The second part of this research project considers the effectiveness of this exoprop, exploring how such discourses and the BRI project more generally are perceived and made sense of outside China’s borders. This involves analysis of online comments on platforms where the docuseries are hosted, as well as analysis of surveys and focus groups carried out across a series of selected countries (Kazakhstan, Malaysia, Poland, Czechia, Germany, Ireland, UK). These countries have been selected since I already have research contacts in these locations (for initiating snowballing for surveys, and organising focus group interviews), but also because they represent countries with very different relationships with China and the BRI.

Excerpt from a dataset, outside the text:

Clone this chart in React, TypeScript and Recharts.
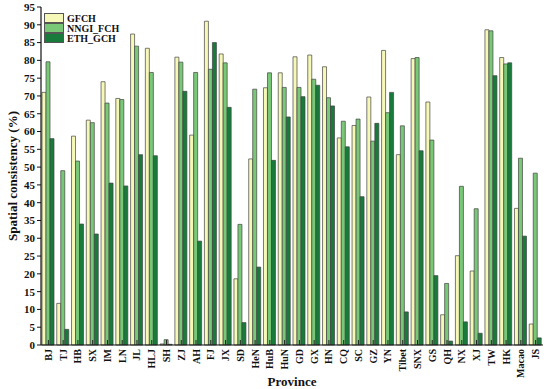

This research aims to address the significant gap around Chinese externally directed propaganda, and to explore the ways in which varied populations agentically navigate between their own socio-political-cultural contexts and the narratives and opportunities presented by China. It also seeks to contribute to the wider fields of the study of cultural and heritage diplomacy (of which the BRI is regularly positioned as an exemplar), and propaganda and persuasion in the digital age.